Sunday, March 14, 2010

While working at the nursing home, I continued looking for other employment. Finally the end of December 1987, Wausau Hospital called. They had an opening for an OB tech in their maternity department; would I be interested? Well, for starters I had no idea what an OB tech was, but I was certainly willing to give it a try.

Working mostly in labor and delivery, my duties were to assist the physicians and the RNs with women while they had their babies. I would set up the delivery room, making sure all necessary instruments and equipment were in place, and be there at the doctor’s side while he delivered the baby, handing him whatever he needed. After the delivery, I would clean up the room and instruments.

When there were no women in labor I would help out in the nursery, weighing, bathing, feeding babies or wheeling them to their mothers and back. When there were few babies in the nursery and nothing else going on, I would get sent to other departments to work as an aid.

It was usually fun, interesting and not a stressful amount of work. I was hired to work the night shift, 11 to 7, and only on part-time status. My biggest fear was that we delivered an unhealthy, or even still-born, baby. The most notable time that happened, luckily, I was off. A Hmong woman had arrived in early labor while I was still at work. Her blood pressure was extremely high (a condition known as pre-eclampsia and is potentially life threatening), so measures were taken to lower her blood pressure and deliver the baby as quickly as possible.

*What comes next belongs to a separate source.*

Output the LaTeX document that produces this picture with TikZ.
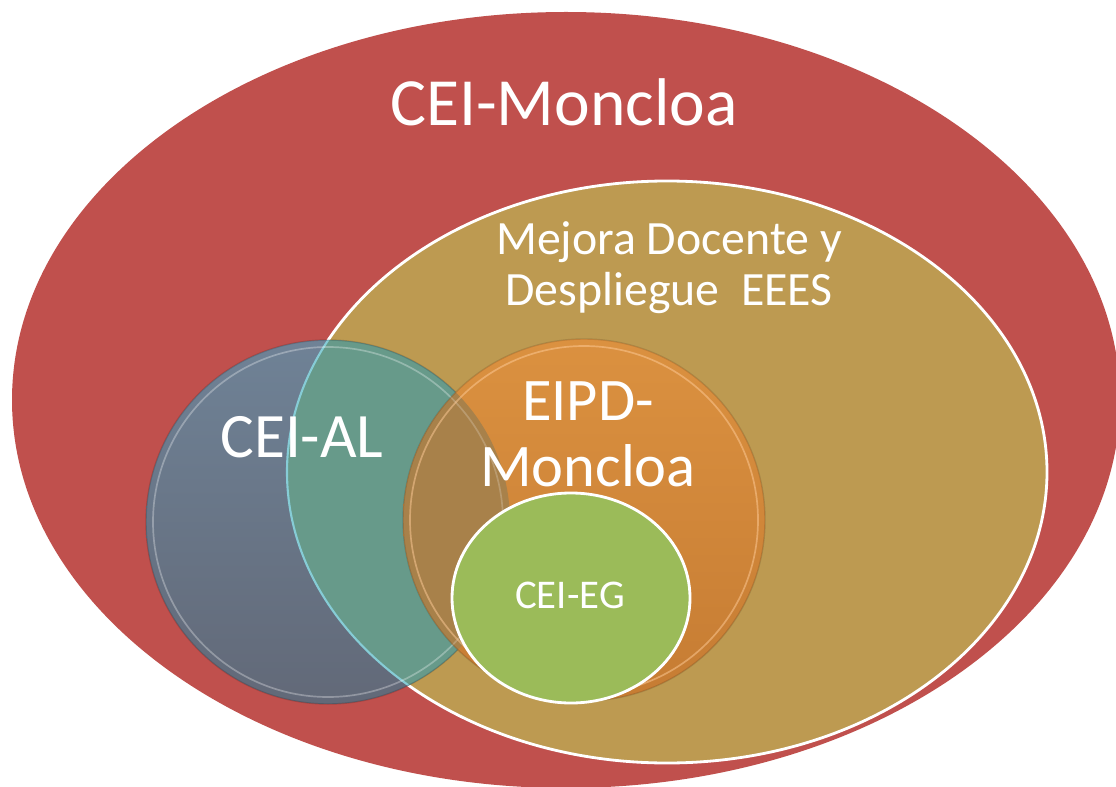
\documentclass[tikz,border=0pt]{standalone}
\usepackage{fontspec}
\setmainfont{Carlito}
\definecolor{moncloared}{HTML}{C0504D}
\definecolor{docentetan}{HTML}{BD9A51}
\definecolor{algraytop}{HTML}{6F8296}
\definecolor{algraybot}{HTML}{626978}
\definecolor{alteal}{HTML}{679A8A}
\definecolor{alcyan}{HTML}{86CCD6}
\definecolor{eipdtop}{HTML}{DB9140}
\definecolor{eipdbot}{HTML}{C67C33}
\definecolor{eipdmix}{HTML}{A8814A}
\definecolor{eggreen}{HTML}{9BBB59}
\tikzset{
  lbl/.style={text=white, inner sep=0pt, anchor=base},
  whiterim/.style={draw=white, line width=2pt},
}
\begin{document}
\begin{tikzpicture}[x=0.025cm, y=-0.025cm]
\useasboundingbox (0,0) rectangle (1116,787);
\fill[white] (0,0) rectangle (1116,787);
\coordinate (moncloa) at (566,400);
\coordinate (docente) at (667,472);
\coordinate (al) at (328,522);
\coordinate (eipd) at (584,520);
\coordinate (eg) at (571,598);
% outer sets
\fill[moncloared] (moncloa) ellipse [x radius=554, y radius=388];
\fill[docentetan, whiterim] (docente) ellipse [x radius=380, y radius=291];
% CEI-AL
\shade[top color=algraytop, bottom color=algraybot] (al) circle [radius=182];
\begin{scope}
  \clip (docente) ellipse [x radius=380, y radius=291];
  \fill[alteal] (al) circle [radius=182];
\end{scope}
\begin{scope}
  \clip (al) circle [radius=182];
  \draw[alcyan, line width=1.5pt] (docente) ellipse [x radius=380, y radius=291];
\end{scope}
\draw[white, opacity=0.3, line width=1.2pt] (al) circle [radius=175];
\draw[black, opacity=0.15, line width=1pt] (al) circle [radius=182];
% EIPD-Moncloa
\shade[top color=eipdtop, bottom color=eipdbot] (eipd) circle [radius=181];
\begin{scope}
  \clip (eipd) circle [radius=181];
  \fill[eipdmix] (al) circle [radius=182];
  \draw[white, opacity=0.2, line width=1.2pt] (al) circle [radius=175];
\end{scope}
\draw[orange!40!white, opacity=0.5, line width=1.2pt] (eipd) circle [radius=174];
\draw[black, opacity=0.12, line width=1pt] (eipd) circle [radius=181];
% CEI-EG
\fill[eggreen, whiterim] (eg) ellipse [x radius=119, y radius=105];
% labels
\node[lbl, font=\fontsize{48}{56}\selectfont] (tmoncloa) at (564,126) {CEI-Moncloa};
\node[lbl, font=\fontsize{34}{36.2}\selectfont, align=center, anchor=center] (tdocente) at (669,268) {Mejora Docente y\\Despliegue~~EEES};
\node[lbl, font=\fontsize{45}{50}\selectfont] (tal) at (302,457) {CEI-AL};
\node[lbl, font=\fontsize{43}{46.8}\selectfont, align=center, anchor=center] (teipd) at (588,434) {EIPD-\\Moncloa};
\node[lbl, font=\fontsize{29}{32}\selectfont] (teg) at (570,608) {CEI-EG};
\end{tikzpicture}
\end{document}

About that time, thank God, my morning replacement arrived and I got to leave. When I returned to work that night, though, I got the rest of the story. The woman’s blood pressure continued very high and the unborn baby’s heart rate started to decrease. The pitocin she was given to induce labor was not working as quickly as necessary. The obstetrician called for an emergency c-section. However, by this time, the entire male assembly of the woman’s Hmong clan had arrived. They refused to give consent; women in their family delivered babies without surgical intervention.

To shorten the long tragic story, the baby died before it could be delivered vaginally. It was a beautiful, perfect baby boy. All the leader of the tribe had to say was, “I made a mistake.”

And I have nothing more to say on that; you can form your own opinion on that whole incident.

1 comment:

Doniel "Doni" Noble said...

Did you ever read the book "The Spirit Catches You and You Fall Down"? It helps in understanding the Hmong culture. A very good read.